In this lesson we will learn about batch loading data into snowflake and how to use staging areas.
In order to use Snowflake, we of course need to populate it with data. Though we can do this using ad-hoc insert statements through the console, the more typical requirement is to continually import data which has been exported from other systems.
Usually, data is exchanged in batches. For instance, every hour or every day, an extract of orders could be taken from some eCommerce system and pushed into the data warehouse. Though businesses are looking to populate their warehouse faster, in smaller batches or using real-time streaming, batch data integration is still the most common approach and something a Data Engineer needs to learn about, understand and likely implement.
When we batch load data into Snowflake, we typically follow a two step process:
Firstly, we need to upload the data from your source to a "staging area". At this point, your data would typically be stored in a format such as CSV, TSV, Parquet or JSON.
Secondly, we perform a COPY INTO operation to take data from that staging area and copy it into the Snowflake table in a relational format.
At the COPY INTO, the data is then managed by Snowflake, so could be safely deleted from the staging area.
Note that this needs to be a continuous process. Ordinarily, we will load all of the historical data during the first migration, then need to setup a process to continually ingest new data as it is created and pushed into the staging areas.
With regards to the staging area, there are a few options open to us. In this lesson, we will illustrate the choices and consider when to use which option.
Snowflake has two types of staging areas - External or Internal.
External staging areas are storage areas outside of control of Snowflake. Typically they will exist on cloud storage such as AWS S3 or Azure Blob Store, but will be created directly within the cloud infrastructure. This could for instance be a data lake which you have already created and use for other purposes.
Internal staging areas are managed directly by Snowflake. They will likewise be stored on the cloud providers object storage, but will be created and maintained by Snowflake.
In many cases, your data will already be stored on cloud object storage. At which point, we may as well just do our load directly from those external stage rather than go through a Snowflake stage.
If this isn't the case, the preference is usually to push to an Internal stage. This way, we will benefit from compression, the ability to query the data in a slightly more performant manner, and benefit from improved audit features. It also means that we could potentially avoid interacting with the cloud provider and leave this to be brokered through Snowflake, keeping everything simple.
If you go down the route of using internal stages, there are then 3 different subtypes:
- User Stage is an area available only to the currently logged in user. Data stored in this stage is private to the logged in user and can not be seen by any other users;
- Table Stages are associated with a specific table. Every table has 1 and only 1 table stage and is created at table creation time;
- Named Stages are created separately and are not tied to any particular table or view.

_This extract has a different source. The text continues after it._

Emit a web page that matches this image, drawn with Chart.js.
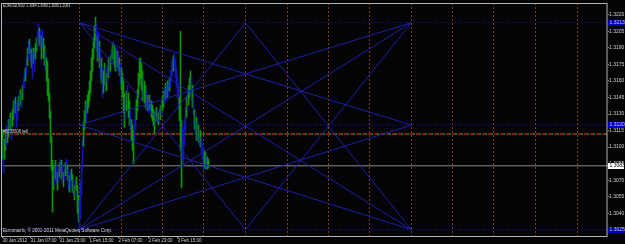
<!DOCTYPE html>
<html lang="en">
<head>
<meta charset="UTF-8">
<title>EURUSD,M30</title>
<script src="https://cdn.jsdelivr.net/npm/chart.js"></script>
<style>
    html, body { margin: 0; padding: 0; background: #000; }
    #wrap { width: 625px; height: 244px; position: relative; }
</style>
</head>
<body>
<div id="wrap"><canvas id="mt4"></canvas></div>
<script>
// M30 bars, one per index
var barHigh = [
    1.3116,1.3106,1.3107,1.3115,1.3119,1.3116,1.3125,1.3128,1.3131,1.3127,
    1.3134,1.3142,1.3143,1.3145,1.3138,1.3142,1.3146,1.3149,1.3152,1.3149,
    1.3156,1.3162,1.3169,1.3172,1.3180,1.3190,1.3196,1.3198,1.3192,1.3189,
    1.3185,1.3190,1.3187,1.3194,1.3199,1.3205,1.3212,1.3208,1.3205,1.3201,
    1.3207,1.3199,1.3192,1.3187,1.3181,1.3178,1.3162,1.3149,1.3133,1.3110,
    1.3088,1.3083,1.3079,1.3088,1.3083,1.3077,1.3080,1.3086,1.3089,1.3088,
    1.3083,1.3077,1.3080,1.3086,1.3089,1.3084,1.3079,1.3074,1.3077,1.3080,
    1.3075,1.3070,1.3065,1.3071,1.3073,1.3065,1.3056,1.3052,1.3070,1.3083,
    1.3107,1.3122,1.3133,1.3142,1.3138,1.3147,1.3151,1.3160,1.3169,1.3181,
    1.3189,1.3199,1.3210,1.3218,1.3212,1.3201,1.3205,1.3196,1.3189,1.3181,
    1.3172,1.3169,1.3176,1.3172,1.3167,1.3174,1.3181,1.3178,1.3183,1.3189,
    1.3194,1.3196,1.3192,1.3189,1.3190,1.3187,1.3185,1.3181,1.3176,1.3172,
    1.3167,1.3160,1.3149,1.3145,1.3151,1.3156,1.3149,1.3142,1.3133,1.3125,
    1.3120,1.3115,1.3125,1.3138,1.3143,1.3152,1.3167,1.3180,1.3181,1.3176,
    1.3169,1.3163,1.3160,1.3156,1.3151,1.3147,1.3145,1.3147,1.3143,1.3142,
    1.3138,1.3134,1.3131,1.3133,1.3136,1.3133,1.3131,1.3134,1.3138,1.3142,
    1.3145,1.3151,1.3154,1.3158,1.3156,1.3160,1.3158,1.3163,1.3170,1.3178,
    1.3181,1.3183,1.3185,1.3180,1.3172,1.3165,1.3156,1.3145,1.3205,1.3124,
    1.3119,1.3115,1.3125,1.3136,1.3145,1.3152,1.3156,1.3163,1.3169,1.3162,
    1.3156,1.3145,1.3134,1.3131,1.3127,1.3124,1.3120,1.3116,1.3115,1.3109,
    1.3104,1.3100,1.3097,1.3095,1.3093,1.3091,1.3089
];
var barLow = [
    1.3088,1.3077,1.3089,1.3097,1.3101,1.3104,1.3109,1.3113,1.3116,1.3107,
    1.3119,1.3125,1.3128,1.3131,1.3118,1.3124,1.3133,1.3134,1.3138,1.3136,
    1.3143,1.3149,1.3154,1.3160,1.3165,1.3174,1.3181,1.3185,1.3178,1.3172,
    1.3162,1.3176,1.3169,1.3180,1.3187,1.3190,1.3196,1.3192,1.3189,1.3180,
    1.3190,1.3181,1.3174,1.3169,1.3160,1.3147,1.3142,1.3126,1.3104,1.3079,
    1.3041,1.3061,1.3065,1.3071,1.3068,1.3061,1.3070,1.3073,1.3077,1.3071,
    1.3068,1.3064,1.3070,1.3074,1.3079,1.3070,1.3062,1.3059,1.3064,1.3070,
    1.3059,1.3056,1.3052,1.3055,1.3061,1.3040,1.3032,1.3025,1.3035,1.3056,
    1.3080,1.3101,1.3116,1.3122,1.3124,1.3131,1.3136,1.3142,1.3149,1.3160,
    1.3169,1.3180,1.3190,1.3196,1.3187,1.3178,1.3181,1.3172,1.3163,1.3158,
    1.3145,1.3149,1.3156,1.3152,1.3151,1.3158,1.3163,1.3165,1.3169,1.3174,
    1.3180,1.3176,1.3172,1.3169,1.3174,1.3172,1.3170,1.3165,1.3158,1.3152,
    1.3145,1.3131,1.3118,1.3125,1.3133,1.3138,1.3127,1.3120,1.3115,1.3106,
    1.3097,1.3085,1.3106,1.3116,1.3125,1.3133,1.3145,1.3156,1.3162,1.3152,
    1.3142,1.3145,1.3140,1.3136,1.3134,1.3133,1.3131,1.3134,1.3131,1.3127,
    1.3124,1.3120,1.3112,1.3120,1.3124,1.3122,1.3120,1.3124,1.3125,1.3129,
    1.3133,1.3136,1.3140,1.3143,1.3142,1.3145,1.3147,1.3151,1.3154,1.3160,
    1.3165,1.3169,1.3172,1.3163,1.3154,1.3145,1.3134,1.3124,1.3097,1.3063,
    1.3088,1.3082,1.3101,1.3115,1.3127,1.3134,1.3138,1.3145,1.3149,1.3142,
    1.3136,1.3129,1.3116,1.3111,1.3106,1.3107,1.3104,1.3102,1.3100,1.3095,
    1.3088,1.3079,1.3082,1.3080,1.3080,1.3080,1.3081
];
// G = up bar, B = down bar
var barDir = ('GBGGBGGBGB' + 'GGBGBBGBGB' + 'GBBGBGBGBG' + 'BGBGGBBGBG' + 'BGGBGGGGGG' +
    'GGBGBGBGBG' + 'BGBGBGBGBG' + 'GBGBGGGBBB' + 'BGGGBGGGGG' + 'GGGGBGBGBG' +
    'BGGBGBGBGB' + 'GBGGBGBGBG' + 'GGGBGBGGBG' + 'GGBBGGGGGG' + 'GBGGBGBGBG' +
    'GGGBGBGBGB' + 'GGBGBGBGBB' + 'BGBBBBBGGG' + 'BBBBGBGGGB' + 'GBGBGBGBGB' +
    'BBGGBGG').split('');

var priceTicks = [1.3220, 1.3205, 1.3190, 1.3175, 1.3160, 1.3145, 1.3130, 1.3115,
    1.3100, 1.3085, 1.3070, 1.3055, 1.3040];
var timeTicks = [0, 28, 57, 87, 116, 146, 175];
var timeLabels = ['30 Jan 2012', '31 Jan 07:00', '31 Jan 23:00', '1 Feb 15:00',
    '2 Feb 07:00', '2 Feb 23:00', '3 Feb 15:00'];

// drawn objects
var levels = [1.3213, 1.3120, 1.3025];
var fanTimes = [77, 243, 409];
// [time, level, time, level] (indexes into fanTimes / levels)
var fanLinks = [
    [0, 0, 2, 1], [0, 0, 2, 2], [0, 0, 1, 2],
    [0, 1, 2, 0], [0, 1, 2, 2],
    [0, 2, 2, 0], [0, 2, 2, 1], [0, 2, 1, 0],
    [1, 0, 2, 2], [1, 2, 2, 0]
];
var separators = [77, 119, 160, 201, 243, 285, 326, 367, 409, 450, 491, 533, 575];
var bidPrice = 1.3083;
var orderPrice = 1.3112;
var orderLabel = '#5735606 sell';
var titleText = 'EURUSD,M30  1.3084 1.3089 1.3080 1.3083';
var copyText = 'Euromaxfx, \u00a9 2001-2011 MetaQuotes Software Corp.';

var X_MIN = -0.5, X_MAX = 605.5;
var Y_MIN = 1.30193, Y_MAX = 1.32308;
var FONT = '"Liberation Sans", Arial, sans-serif';

// segments separated by a null point so one dataset holds many lines
function segments(list) {
    var pts = [];
    list.forEach(function (s) {
        pts.push({ x: s[0], y: s[1] }, { x: s[2], y: s[3] }, { x: s[2], y: null });
    });
    return pts;
}

function lineSet(data, color, dash, offset, width) {
    return {
        type: 'line',
        data: data,
        borderColor: color,
        borderWidth: width || 1,
        borderDash: dash || [],
        borderDashOffset: offset || 0,
        pointRadius: 0,
        tension: 0,
        fill: false,
        spanGaps: false
    };
}

var fanLines = segments(fanLinks.map(function (l) {
    return [fanTimes[l[0]], levels[l[1]], fanTimes[l[2]], levels[l[3]]];
}));
var levelLines = segments(levels.map(function (v) { return [X_MIN, v, X_MAX, v]; }));
var sepLines = segments(separators.map(function (t) { return [t, Y_MAX, t, Y_MIN]; }));

function fitText(ctx, text, x, y, w, size, color) {
    ctx.save();
    ctx.font = size + 'px ' + FONT;
    ctx.fillStyle = color;
    ctx.textBaseline = 'middle';
    var m = ctx.measureText(text).width;
    ctx.translate(x, y);
    ctx.scale(w / m, 1);
    ctx.fillText(text, 0, 0);
    ctx.restore();
}

var mt4Extras = {
    id: 'mt4Extras',
    beforeDraw: function (chart) {
        var ctx = chart.ctx;
        ctx.save();
        ctx.fillStyle = '#040406';
        ctx.fillRect(0, 0, chart.width, chart.height);
        ctx.restore();
    },
    afterDraw: function (chart) {
        var ctx = chart.ctx, a = chart.chartArea, y = chart.scales.y;
        ctx.save();
        // frame
        ctx.strokeStyle = '#b4b4b4';
        ctx.lineWidth = 1;
        ctx.strokeRect(a.left - 0.5, a.top + 0.5, a.right - a.left - 0.5, a.bottom - a.top);

        // price boxes on the right axis
        ctx.font = '5px ' + FONT;
        ctx.textBaseline = 'middle';
        levels.forEach(function (v) {
            var py = Math.round(y.getPixelForValue(v));
            ctx.fillStyle = '#0000b4';
            ctx.fillRect(a.right, py - 3, 17, 6);
            ctx.fillStyle = '#c8c8ff';
            ctx.fillText(v.toFixed(4), a.right + 1.5, py);
        });
        var by = Math.round(y.getPixelForValue(bidPrice));
        ctx.fillStyle = '#ffffff';
        ctx.fillRect(a.right, by - 3, 16, 6);
        ctx.fillStyle = '#000';
        ctx.fillText(bidPrice.toFixed(4), a.right + 1.5, by);

        // texts
        fitText(ctx, titleText, 3, 5, 67, 5.5, '#d8d8d8');
        fitText(ctx, copyText, 3, 231, 109, 4.8, '#d8d8d8');
        fitText(ctx, orderLabel, 3, y.getPixelForValue(orderPrice) - 2.5, 25, 4.8, '#d8d8d8');
        ctx.restore();
    }
};

var ctx = document.getElementById('mt4').getContext('2d');
var chart = new Chart(ctx, {
    type: 'bar',
    data: {
        datasets: [
            lineSet(fanLines, '#1e1ea6'),
            {
                type: 'bar',
                data: barHigh.map(function (h, i) { return { x: i, y: [barLow[i], h] }; }),
                backgroundColor: function (c) { return barDir[c.dataIndex] === 'G' ? '#0c960c' : '#1414b4'; },
                barThickness: 1,
                borderWidth: 0,
                borderSkipped: false
            },
            lineSet([{ x: X_MIN, y: orderPrice }, { x: X_MAX, y: orderPrice }], '#1e961e', [2, 4], -3, 1.5),
            lineSet([{ x: X_MIN, y: orderPrice }, { x: X_MAX, y: orderPrice }], '#c01414', [3, 3], 0, 1.5),
            lineSet([{ x: X_MIN, y: bidPrice }, { x: X_MAX, y: bidPrice }], '#8c8c8c'),
            lineSet(levelLines, '#1a1abe', [1, 2]),
            lineSet(sepLines, '#7a4018', [2, 2])
        ]
    },
    options: {
        responsive: true,
        maintainAspectRatio: false,
        animation: false,
        layout: { padding: { left: 2, top: 1, right: 0, bottom: 0 } },
        plugins: {
            legend: { display: false },
            tooltip: { enabled: false }
        },
        scales: {
            x: {
                type: 'linear',
                min: X_MIN,
                max: X_MAX,
                offset: false,
                border: { display: false },
                grid: { display: true, drawOnChartArea: false, offset: false, tickLength: 2, color: '#9a9a9a' },
                afterBuildTicks: function (s) { s.ticks = timeTicks.map(function (v) { return { value: v }; }); },
                afterFit: function (s) { s.height = 8; },
                ticks: {
                    autoSkip: false,
                    maxRotation: 0,
                    minRotation: 0,
                    align: 'start',
                    padding: 0,
                    color: '#d0d0d0',
                    font: { size: 4.5, family: FONT },
                    callback: function (v, i) { return timeLabels[i]; }
                }
            },
            y: {
                type: 'linear',
                position: 'right',
                min: Y_MIN,
                max: Y_MAX,
                border: { display: false },
                grid: { display: true, drawOnChartArea: false, tickLength: 1, color: '#9a9a9a' },
                afterBuildTicks: function (s) { s.ticks = priceTicks.map(function (v) { return { value: v }; }); },
                afterFit: function (s) { s.width = 17; },
                ticks: {
                    autoSkip: false,
                    padding: 0,
                    color: '#d0d0d0',
                    font: { size: 5, family: FONT },
                    callback: function (v) { return v.toFixed(4); }
                }
            }
        }
    },
    plugins: [mt4Extras]
});
</script>
</body>
</html>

The decision of where to stage from is sometimes quite subtle.
- User Stage: It makes sense to use this where an individual data engineer or analyst is loading their data, and has no need to share with anybody else within the organisation. This could be the case during development, whereby an individual data engineer is working on the ETL process before moving to a shared development, test, or production environment. The data could also be private and need to be locked down to an individual user scope;
- Table Stage: When data has to be shared between multiple Snowflake users, and has a one to one mapping with the table, this is the natural option to reach for when staging data. Some teams will also have a workflow whereby they develop within their user stage, then promote the change to the table stage as the code matures;
- Named Stage: Unlike the user and table stages, we can also specify additional details on the named stage which describe, for instance, the format of the data at load time instead of COPY INTO stage. Named stages are also specific database objects, so can be created, dropped, and have role based permissions applied. These stages tend to be more complex to work with, but more explicit for production pipelines.
- Use The Correct Staging Area Type: Snowflake has different types of staging areas, including internal and external stages, and user, table, and named stages. It's important to choose the best option for your requirements. Usually, this would be an access-controlled named stage for production code.
- Organise Staging Into Folders: Many people use staging areas a buckets of files, without realising that you can PUT into a directory in order to better to organise your data.
- Purging: When we stage data, there is a PURGE=TRUE option which removes the data after it has been successfully staged.
- Optimise Size Of Staged Files: There is a sweet spot for the size of the file for maximum throughput and performance. Consensus is that your data should be split into 50-200mb files, though the optimal point for you will vary on things like the compute available and structure of the data. Avoiding breaking your data into thousands of very small files, or uploading single very large files is likely to be sub-optimal however.
- Use A Separate Warehouse For Data Staging: It is worthwhile creating a separate data warehouse for your loading process in order to avoid hurting performance for people querying your database. This additional warehouse can be suspended immediately after the data load in order to reduce costs.
Following these best practices, your Snowflake imports will be better organised and more maintainable.
In this lesson we looked at staging data in Snowflake. We learnt about internal and external stages, and user, table and named stages.
We also considered some hints and tips for loading data into Snowflake fast and cost efficiently.